### GIVEN EXERCISE
Provide only the number of lines in the data below that contain the string "with".
══ INFORMATION SUPPLIED
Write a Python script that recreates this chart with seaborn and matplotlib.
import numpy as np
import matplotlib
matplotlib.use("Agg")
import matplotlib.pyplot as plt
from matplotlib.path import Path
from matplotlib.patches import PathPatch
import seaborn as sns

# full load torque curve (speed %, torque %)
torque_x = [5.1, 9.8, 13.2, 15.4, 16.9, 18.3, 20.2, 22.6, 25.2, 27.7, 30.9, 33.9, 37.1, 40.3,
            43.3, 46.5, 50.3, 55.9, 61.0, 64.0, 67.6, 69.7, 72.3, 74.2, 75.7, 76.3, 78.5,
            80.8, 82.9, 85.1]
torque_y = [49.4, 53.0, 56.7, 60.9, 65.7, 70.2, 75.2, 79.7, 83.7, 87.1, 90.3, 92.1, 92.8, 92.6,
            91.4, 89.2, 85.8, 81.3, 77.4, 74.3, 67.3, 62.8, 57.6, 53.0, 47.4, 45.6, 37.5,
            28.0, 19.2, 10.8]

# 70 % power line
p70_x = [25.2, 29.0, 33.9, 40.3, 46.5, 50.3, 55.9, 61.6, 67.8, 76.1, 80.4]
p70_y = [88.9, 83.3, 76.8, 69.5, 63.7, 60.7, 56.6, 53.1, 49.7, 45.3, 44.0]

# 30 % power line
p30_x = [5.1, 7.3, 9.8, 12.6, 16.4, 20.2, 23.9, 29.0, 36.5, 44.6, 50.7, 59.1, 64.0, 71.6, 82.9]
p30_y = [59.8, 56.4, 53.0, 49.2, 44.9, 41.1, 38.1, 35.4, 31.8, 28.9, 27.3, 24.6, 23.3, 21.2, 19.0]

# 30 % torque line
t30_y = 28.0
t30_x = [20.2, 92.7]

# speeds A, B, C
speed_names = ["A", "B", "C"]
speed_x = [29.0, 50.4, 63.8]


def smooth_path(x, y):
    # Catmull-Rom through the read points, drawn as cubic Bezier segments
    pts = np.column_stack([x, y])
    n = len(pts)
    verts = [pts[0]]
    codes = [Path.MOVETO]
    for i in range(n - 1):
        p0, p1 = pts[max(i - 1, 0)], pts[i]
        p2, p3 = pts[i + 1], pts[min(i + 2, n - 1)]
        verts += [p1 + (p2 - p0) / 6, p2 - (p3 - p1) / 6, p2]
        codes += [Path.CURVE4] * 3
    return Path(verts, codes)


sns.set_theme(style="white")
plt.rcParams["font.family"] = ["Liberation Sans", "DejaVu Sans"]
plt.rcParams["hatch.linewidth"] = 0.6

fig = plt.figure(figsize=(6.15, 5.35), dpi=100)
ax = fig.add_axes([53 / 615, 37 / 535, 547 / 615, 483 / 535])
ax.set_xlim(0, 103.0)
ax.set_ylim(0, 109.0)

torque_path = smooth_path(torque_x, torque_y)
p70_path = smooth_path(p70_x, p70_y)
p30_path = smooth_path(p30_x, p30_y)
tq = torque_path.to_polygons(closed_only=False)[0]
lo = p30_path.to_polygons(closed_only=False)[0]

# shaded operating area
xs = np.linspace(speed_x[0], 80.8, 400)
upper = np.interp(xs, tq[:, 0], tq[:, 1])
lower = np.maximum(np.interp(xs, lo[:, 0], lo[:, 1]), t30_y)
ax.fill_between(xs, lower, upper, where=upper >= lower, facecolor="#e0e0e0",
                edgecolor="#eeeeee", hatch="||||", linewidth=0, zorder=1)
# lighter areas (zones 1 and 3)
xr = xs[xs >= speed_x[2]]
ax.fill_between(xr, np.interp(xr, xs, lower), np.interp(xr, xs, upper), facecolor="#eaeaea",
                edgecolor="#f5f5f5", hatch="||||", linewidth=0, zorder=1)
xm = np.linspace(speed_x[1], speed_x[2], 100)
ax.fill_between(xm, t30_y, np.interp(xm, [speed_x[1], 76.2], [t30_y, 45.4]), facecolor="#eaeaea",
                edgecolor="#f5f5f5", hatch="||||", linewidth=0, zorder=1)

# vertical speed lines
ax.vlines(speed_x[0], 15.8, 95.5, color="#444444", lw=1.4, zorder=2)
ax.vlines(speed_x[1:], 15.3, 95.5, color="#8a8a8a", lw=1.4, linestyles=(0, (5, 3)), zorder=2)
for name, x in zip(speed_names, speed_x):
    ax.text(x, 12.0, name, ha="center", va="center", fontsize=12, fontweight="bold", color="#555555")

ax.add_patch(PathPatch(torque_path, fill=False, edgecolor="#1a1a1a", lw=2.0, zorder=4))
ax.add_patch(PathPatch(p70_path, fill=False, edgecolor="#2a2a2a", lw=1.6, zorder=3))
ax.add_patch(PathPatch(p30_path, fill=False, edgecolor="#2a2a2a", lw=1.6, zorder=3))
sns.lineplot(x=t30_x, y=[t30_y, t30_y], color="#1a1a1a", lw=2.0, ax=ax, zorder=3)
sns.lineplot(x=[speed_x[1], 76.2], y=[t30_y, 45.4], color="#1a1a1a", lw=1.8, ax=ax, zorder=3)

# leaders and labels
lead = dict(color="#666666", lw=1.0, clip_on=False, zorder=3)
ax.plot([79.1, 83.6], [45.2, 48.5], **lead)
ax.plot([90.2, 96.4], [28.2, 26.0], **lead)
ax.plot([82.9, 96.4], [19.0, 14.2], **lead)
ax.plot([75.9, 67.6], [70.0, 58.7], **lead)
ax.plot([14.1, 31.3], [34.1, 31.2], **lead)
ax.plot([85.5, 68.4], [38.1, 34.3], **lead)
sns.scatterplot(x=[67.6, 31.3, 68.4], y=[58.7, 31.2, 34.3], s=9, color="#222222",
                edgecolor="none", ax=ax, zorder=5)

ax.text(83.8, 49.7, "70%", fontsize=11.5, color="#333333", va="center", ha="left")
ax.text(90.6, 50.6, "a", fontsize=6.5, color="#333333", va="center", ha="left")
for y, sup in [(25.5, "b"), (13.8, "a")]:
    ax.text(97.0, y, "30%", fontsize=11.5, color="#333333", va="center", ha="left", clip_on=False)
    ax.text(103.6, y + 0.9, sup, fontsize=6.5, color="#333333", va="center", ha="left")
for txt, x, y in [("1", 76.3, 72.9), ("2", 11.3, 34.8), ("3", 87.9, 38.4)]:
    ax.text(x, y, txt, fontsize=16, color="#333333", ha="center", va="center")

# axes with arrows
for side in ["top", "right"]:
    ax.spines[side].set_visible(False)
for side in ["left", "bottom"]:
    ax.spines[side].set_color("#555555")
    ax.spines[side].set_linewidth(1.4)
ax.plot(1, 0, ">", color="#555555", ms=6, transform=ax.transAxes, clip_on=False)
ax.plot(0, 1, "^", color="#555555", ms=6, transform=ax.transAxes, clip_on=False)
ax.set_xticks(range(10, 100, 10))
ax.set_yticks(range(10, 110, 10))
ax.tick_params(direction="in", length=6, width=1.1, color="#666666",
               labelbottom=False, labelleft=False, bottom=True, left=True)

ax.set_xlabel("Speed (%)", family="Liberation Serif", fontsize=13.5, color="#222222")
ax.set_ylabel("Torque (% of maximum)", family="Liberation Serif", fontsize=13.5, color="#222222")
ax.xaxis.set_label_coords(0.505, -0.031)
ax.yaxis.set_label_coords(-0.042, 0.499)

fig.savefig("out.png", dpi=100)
════
### FINISHED TASK
2